Presenciamos una hora de trabajo de Pedro Sienna en la vieja chacra del mayorazgo Cerda. Una casa inmensa, con proporciones de convento; mucho portón colonial de mojinete, patio empedrado que los corredores de pilares raquíticos circundan; enormes habitaciones abandonadas, y adentro, patios y más patios. Hay nueve, algunos tan encerrados y silenciosos que parecen de cementerio. Las piezas pasan de ciento diez… Una especie de ciudad muerta, invadida por las cebollas y las yerbas salvajes. Detrás de la última muralla, Pedro Sienna con su pañuelo a la cabeza, sus botas acorrionadas y sus arreos de guerrillero dirigía la pandilla, preparando una escena que nos pareció interminable. La dejamos ahí, porque sobrevenía la lluvia, que luego fue tempestad deshecha.

Hemos visto la película en el teatro y todo ese trabajo de una tarde pasa en medio segundo, es apenas una reunión previa, unos saludos, un juramento y un alejarse del grupo a los lejos del camino. Nada más.

En conjunto y en detalle, esta nueva producción cinematográfica nacional supera considerablemente a todos las anteriores. Posee una cualidad esencial, inesperada: la livianura. No tiene propiamente intriga, una acción central; lo que le presta unidad es la figura descollante y absorvente de Manuel Rodríguez, el héroe que traspasa un poco los límites de lo maravilloso. Y en torno a él se suceden las anécdotas, las aventuras rápidas, las bromas arriesgadas y audaces, una serie de emboscadas, equivocaciones y golpes de mano felices que mantienen el interés y la sonrisa.

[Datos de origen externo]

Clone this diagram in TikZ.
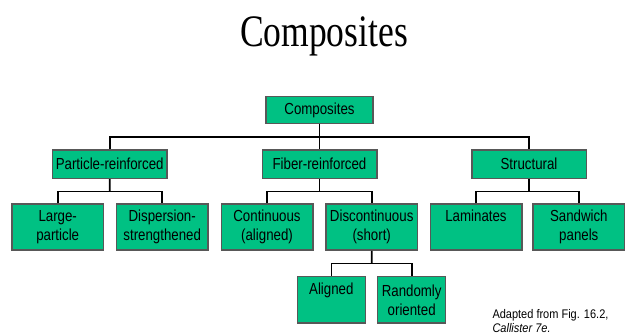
\documentclass[tikz,border=0pt]{standalone}
\usepackage{fontspec}
\setmainfont{Liberation Serif}[FakeStretch=0.79]
\newfontfamily\boxfont{Liberation Sans}[FakeStretch=0.83]
\newfontfamily\notefont{Liberation Sans}[FakeStretch=0.88]
\usetikzlibrary{calc}
\definecolor{boxgreen}{RGB}{0,193,131}
\definecolor{edgegray}{RGB}{88,88,88}
\tikzset{
  cbox/.style={draw=edgegray, fill=boxgreen, line width=1.5pt, inner sep=0pt,
    align=center, font=\boxfont\fontsize{16}{19}\selectfont},
  rootbox/.style={cbox, minimum width=107pt, minimum height=27pt},
  groupbox/.style={cbox, minimum width=114.5pt, minimum height=28.5pt},
  leafbox/.style={cbox, minimum width=91.5pt, minimum height=46pt},
  smallbox/.style={cbox, minimum width=68pt, minimum height=46.5pt},
  link/.style={line width=1.6pt, black}
}
\begin{document}
\begin{tikzpicture}[x=1pt, y=-1pt]
  \useasboundingbox (0,0) rectangle (625,336);
  \node[anchor=base] (title) at (324,46.7) {\fontsize{45}{50}\selectfont Composites};

  \node[rootbox] (comp) at (319.5,110) {Composites};

  \node[groupbox] (part) at (109.7,164.2) {Particle-reinforced};
  \node[groupbox] (fiber) at (319.5,164.2) {Fiber-reinforced};
  \node[groupbox] (struct) at (529,164.2) {Structural};

  \node[leafbox] (large) at (57.7,227.2) {Large-\\particle};
  \node[leafbox] (disp) at (162.2,227.2) {Dispersion-\\strengthened};
  \node[leafbox] (cont) at (267,227.2) {Continuous\\(aligned)};
  \node[leafbox] (disc) at (371.7,227.2) {Discontinuous\\(short)};
  \node[leafbox] (lam) at (476,227.2) {Laminates\\\vphantom{p}};
  \node[leafbox] (sand) at (578.8,227.2) {Sandwich\\panels};

  \node[smallbox] (ali) at (331.3,300) {Aligned\\\vphantom{p}};
  \node[smallbox] (rand) at (411.7,300) {Randomly\\oriented};

  \node[anchor=base west, align=left, inner sep=0pt,
    font=\notefont\fontsize{12.5}{13.5}\selectfont] (note) at (492.3,332.5)
    {Adapted from Fig. 16.2,\\\textit{Callister 7e.}};

  \foreach \p/\a/\b in {comp/part/struct, part/large/disp, fiber/cont/disc,
      struct/lam/sand, disc/ali/rand} {
    \draw[link] (\a.north) |- ($(\p.south)!.5!(\a.north)$) -| (\b.north);
    \draw[link] (\p.south) -- ($(\p.south)!.5!(\p.south |- \a.north)$);
  }
  \draw[link] (comp.south) -- (fiber.north);
\end{tikzpicture}
\end{document}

Hay mucho movimiento, un gran despligue de recursos ingeniosos y jugadas simpáticas.

El autor ha usado con muy buen acierto ese resorte tan fecundo en el biógrafo, que consiste en materializar los relatos, en no confiarlo todo a los letreros y representar lo que algún personaje habla o piensa. Esto da lugar a uno de los mejores efectos de la obra, aquel despertar del muchacho guerrillero cuando sueña que está derrotando a una docena de Talaveras, y le cae encima de agua fría. Todo el papel de ese muchacho y, especialmente, la escena del robo de la corneta, resultan admirablemente.

Hay, claro está, muchas concesiones al gusto de la galería, que delira de entusiasmo en ciertos pasajes; pero en resumen, deja la impresión de un argumento pensado con inteligencia y bien desarrollado.

Al principio, choca la figura de Pedro Sienna, poco de acuerdo con la imagen popular de Manuel Rodríguez. Se le siente mucho mejor en los papeles finos, cuando asiste a un sarao o viste de caballero. Luego su trabajo se impone y acaba hasta por emocionar. Lástima que dos o tres detalles malogren mucho el efecto del último cuadro, el entierro del héroe, que pudo ser soberbio, solo es bueno.